Soğutma suyu sistemlerinde suyun getirmekte olduğu problemleri özetle yukarıda inceledik. Bugüne kadar bu problemlerin önlenmesi amacıyla pek çok kimyasal şartlandırma programı geliştirilmiştir. Genel olarak bu şartlandırma programları iki farklı yaklaşım gösterirler.
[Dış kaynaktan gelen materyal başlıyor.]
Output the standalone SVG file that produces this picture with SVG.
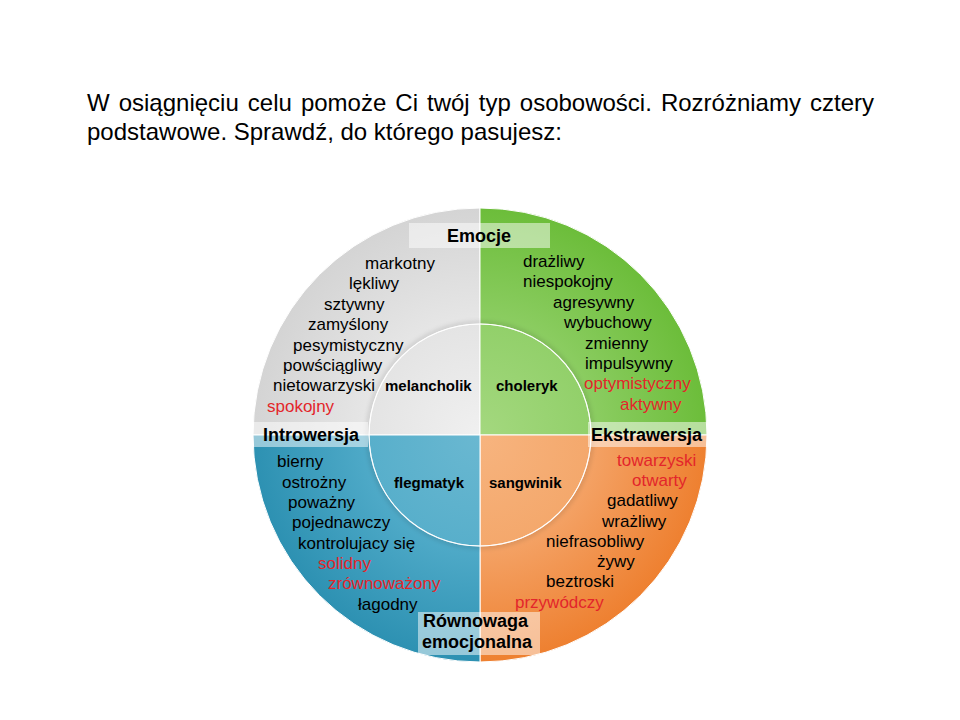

- Kışır çözünmüş katı konsantrasyonunun çözünürlük sınırını aşması halinde tuzların kristalleşmesi ile oluşmaktadır. Bu kristalleşmeyi önlemek amacıyla suyun RYZNAR stabilite indeksi 7.0 – 7.5 aralığına (korozif eğilimli) ve pH değeri 6.0 – 7.0 aralığına ayarlanır. Böylece kışır oluşturabilecek tuzlar çözünür halde tutularak çökmesi önlenir. Bu durumda suyun karakteri korozif özelliktedir ve metal yüzeyler temizdir. Bu yüzeyleri korozyondan korumak için de bir korozyon inhibitörü kullanılmalıdır. Bu tür şartlandırma programında korozyon inhibitörünün çok etkili olması gereklidir. Bu da ancak kromatlar ile sağlanabilir. Ancak günümüz teknolojisinde ve sistemlerin çevre ile olan etkileşimleri nedeniyle kromat kullanımı terk edilmiştir. Çünkü kromat bileşikleri aşırı zehirli ve arıtımı güç olan bileşiklerdir. Ayrıca kromat bileşiklerinin çeşitli özellikleri nedeni ile max. koruma için sistemin çok iyi kontrolü ve takibi gerekir.
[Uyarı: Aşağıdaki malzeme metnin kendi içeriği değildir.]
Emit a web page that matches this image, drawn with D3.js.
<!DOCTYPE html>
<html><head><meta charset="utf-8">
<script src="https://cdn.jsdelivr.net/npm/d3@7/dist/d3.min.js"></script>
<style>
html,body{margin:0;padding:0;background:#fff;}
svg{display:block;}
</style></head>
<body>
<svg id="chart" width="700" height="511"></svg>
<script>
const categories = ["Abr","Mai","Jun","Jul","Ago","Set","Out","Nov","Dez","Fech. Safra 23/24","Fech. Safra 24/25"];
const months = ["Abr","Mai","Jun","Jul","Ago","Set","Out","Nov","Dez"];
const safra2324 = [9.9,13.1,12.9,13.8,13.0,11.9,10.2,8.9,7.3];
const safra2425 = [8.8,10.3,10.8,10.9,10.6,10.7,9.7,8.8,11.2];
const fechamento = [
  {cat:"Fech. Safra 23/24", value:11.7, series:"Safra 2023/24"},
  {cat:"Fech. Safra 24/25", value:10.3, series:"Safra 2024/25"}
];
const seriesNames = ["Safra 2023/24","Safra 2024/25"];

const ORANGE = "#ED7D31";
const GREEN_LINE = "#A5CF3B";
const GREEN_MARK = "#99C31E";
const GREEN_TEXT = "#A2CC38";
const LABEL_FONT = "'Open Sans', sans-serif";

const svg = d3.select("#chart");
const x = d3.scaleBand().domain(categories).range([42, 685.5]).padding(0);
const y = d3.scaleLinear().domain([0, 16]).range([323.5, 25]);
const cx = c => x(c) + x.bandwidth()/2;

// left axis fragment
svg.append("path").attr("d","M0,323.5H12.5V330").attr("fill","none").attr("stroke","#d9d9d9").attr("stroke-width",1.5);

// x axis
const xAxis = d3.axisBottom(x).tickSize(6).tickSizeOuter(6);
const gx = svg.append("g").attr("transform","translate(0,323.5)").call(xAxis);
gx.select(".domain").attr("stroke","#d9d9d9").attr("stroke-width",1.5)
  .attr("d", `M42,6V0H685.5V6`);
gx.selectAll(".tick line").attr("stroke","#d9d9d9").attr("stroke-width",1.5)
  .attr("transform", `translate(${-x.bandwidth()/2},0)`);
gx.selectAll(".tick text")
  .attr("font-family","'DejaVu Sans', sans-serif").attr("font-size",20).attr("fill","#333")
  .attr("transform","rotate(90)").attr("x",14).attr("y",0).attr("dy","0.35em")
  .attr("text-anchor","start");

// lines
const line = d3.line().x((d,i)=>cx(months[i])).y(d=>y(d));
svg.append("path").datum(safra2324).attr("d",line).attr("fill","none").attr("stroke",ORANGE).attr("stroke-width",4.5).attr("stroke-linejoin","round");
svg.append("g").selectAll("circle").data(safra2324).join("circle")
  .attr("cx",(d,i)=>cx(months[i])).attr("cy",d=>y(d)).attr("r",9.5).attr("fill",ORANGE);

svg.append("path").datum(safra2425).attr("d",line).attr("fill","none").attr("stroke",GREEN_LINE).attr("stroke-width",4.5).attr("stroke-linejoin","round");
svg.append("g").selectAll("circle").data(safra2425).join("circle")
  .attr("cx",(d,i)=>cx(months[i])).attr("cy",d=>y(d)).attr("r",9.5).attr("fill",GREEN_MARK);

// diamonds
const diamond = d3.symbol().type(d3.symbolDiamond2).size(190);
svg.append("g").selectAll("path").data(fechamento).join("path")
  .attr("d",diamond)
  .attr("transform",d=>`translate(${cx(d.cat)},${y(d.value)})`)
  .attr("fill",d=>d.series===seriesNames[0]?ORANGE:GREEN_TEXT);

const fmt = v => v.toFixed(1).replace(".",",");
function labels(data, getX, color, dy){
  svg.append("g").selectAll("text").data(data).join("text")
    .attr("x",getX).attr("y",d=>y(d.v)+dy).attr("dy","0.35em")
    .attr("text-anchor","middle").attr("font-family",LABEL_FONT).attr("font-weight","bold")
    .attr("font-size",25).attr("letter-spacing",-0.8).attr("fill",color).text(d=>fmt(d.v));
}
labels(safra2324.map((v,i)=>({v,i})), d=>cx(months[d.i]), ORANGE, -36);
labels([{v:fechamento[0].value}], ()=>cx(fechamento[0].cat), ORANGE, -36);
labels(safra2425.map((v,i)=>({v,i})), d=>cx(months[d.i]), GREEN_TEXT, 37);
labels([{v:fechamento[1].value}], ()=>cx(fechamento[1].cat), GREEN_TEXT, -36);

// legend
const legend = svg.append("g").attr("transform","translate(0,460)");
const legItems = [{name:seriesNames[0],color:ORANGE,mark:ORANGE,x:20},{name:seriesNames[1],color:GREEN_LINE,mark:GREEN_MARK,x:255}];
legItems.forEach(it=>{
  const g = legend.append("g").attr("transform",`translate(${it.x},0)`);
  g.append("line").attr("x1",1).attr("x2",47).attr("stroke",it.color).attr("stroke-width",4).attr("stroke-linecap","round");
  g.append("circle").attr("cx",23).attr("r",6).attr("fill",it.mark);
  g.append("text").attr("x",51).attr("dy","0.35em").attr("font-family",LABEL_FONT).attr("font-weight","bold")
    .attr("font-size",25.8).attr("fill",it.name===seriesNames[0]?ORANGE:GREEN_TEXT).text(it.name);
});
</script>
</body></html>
- Genellikle organik inhibitörlerin kullanıldığı bu ikinci şartlandırma programında suyun yapısı yukarıdaki programın tam tersidir. Suyun RYZNAR stabilite indeksi 5.5 – 6.5 ve pH alt sınırı 7.1’de (üst sınır olmaması uygulama avantajıdır.) tutularak su daha az saldırgan ve kışır yapıcı hale gelir, korozif özelliği min. indirilir. Kullanılan korozyon inhibitörleri ile de korozyon tamamen durdurulur. Isı transfer yüzeyleri kristal büyüme modifiyanları, dağıtıcılar (dispersantlar) ve ayırıcılar olarak etki gösteren bir takım kimyasalların suya eklenmesi ile temiz tutulmuş olur. Kabul edilebilir korozyon hızı max. 2.0 MPY’dir. Bu şartlandırma programı suyun kendi pH’ını aradığı yüksek pH’lı programlar diye de adlandırılır. Sistemde asit ilavesi minimuma iner, tuzluluk indeksi problemi yoktur ve kışırın önlenmesi yanında sistemde mevcut kışır birikimide bu sistemle ve doğru dispersantlarla dağıtılabilir. Çevre ve insan sağlığı üzerinde zararlı etkileri yoktur. Biodegradable (Biyolojik olarak parçalanabilen) ürünlerdir. Bu üstünlükleri ve ekonomik olmaları nedeniyle günümüz teknolojisinde tercih edilen programolmuşlardır.
Sonuç olarak görüldüğü gibi tüm sistemlerde ne tür şartlandırma yapılırsa yapılsın, öncelikle RYZNAR stabilite indeksi ile su karakterinin istenen aralıkta tutulması gereklidir. Ancak bundan sonra kullanılacak olan kimyasal katkıdan max. verim sağlanabilecektir. Bu ise ; tablodan da anlaşılabileceği gibi,
1- Verilen max. katsayı artışına göre sistemde yapılacak blöfle, 2- Sistem pH değerinin istenen aralıkta tutulması ilesağlanabilir.
Kapalı Soğutma Kulesi Devreleri Şartlandırma
Kapalı bir devre devri daimli bir devre olup , içindeki su sadece kalori transferine yarar. Kapalı devrede su hiç bir buharlaşmaya , hiç bir konsantrasyon değişmesine maruz kalmaz. Bu yüzden konsantrasyonu ayarlamak için blöf de yapılmaz . Teorik olarak ihmal edilebilir boyutta destek suyuna ihtiyaç vardır. Su ilaveleri, genellikle, kaçak problemlerinden , kontrol harici su almalardan , tamirat vs den ileri gelen eksilmelerden olur.Kapalı bir devrede daha ziyade kaliteli ve şartlandırılmış su gerekir. Bu tip işletmelerde hiç bir korozyon ve taş teşekkülüistenmez.
Korozyon
Kapalı bir devrenin suyu oksijenle devamlı olarak doymuş durumda olmadığından korozyon probleminin küçük olduğu düşünülebilir. Uygulamada oksijen sık ve hafif miktarda olduğu için en sıcak noktalarda derinlemesine oyuklar halinde korozyon olur. ( Pitting ) Ayrıca kapalı devrelerde farklı metallerin sebep olduğu galvanik korozyona da rastlanır.
Kışır oluşumu
Teorik olarak devrenin suyu buharlaşma ile konsantre olmazsa ve destek suyu miktarı az olursa kışır oluşumu nispeten önemli değildir. Kapalı devrelerde eğer destek suyu miktarı önemli ise kışır olayı pek ihmal edilemez. Kalsiyum ve magnezyum bazlı taşların oluşumunu önlemek için destek suyu mutlaka tasfiye edilmeli ve kimyasal şartlandırma yapılmalıdır.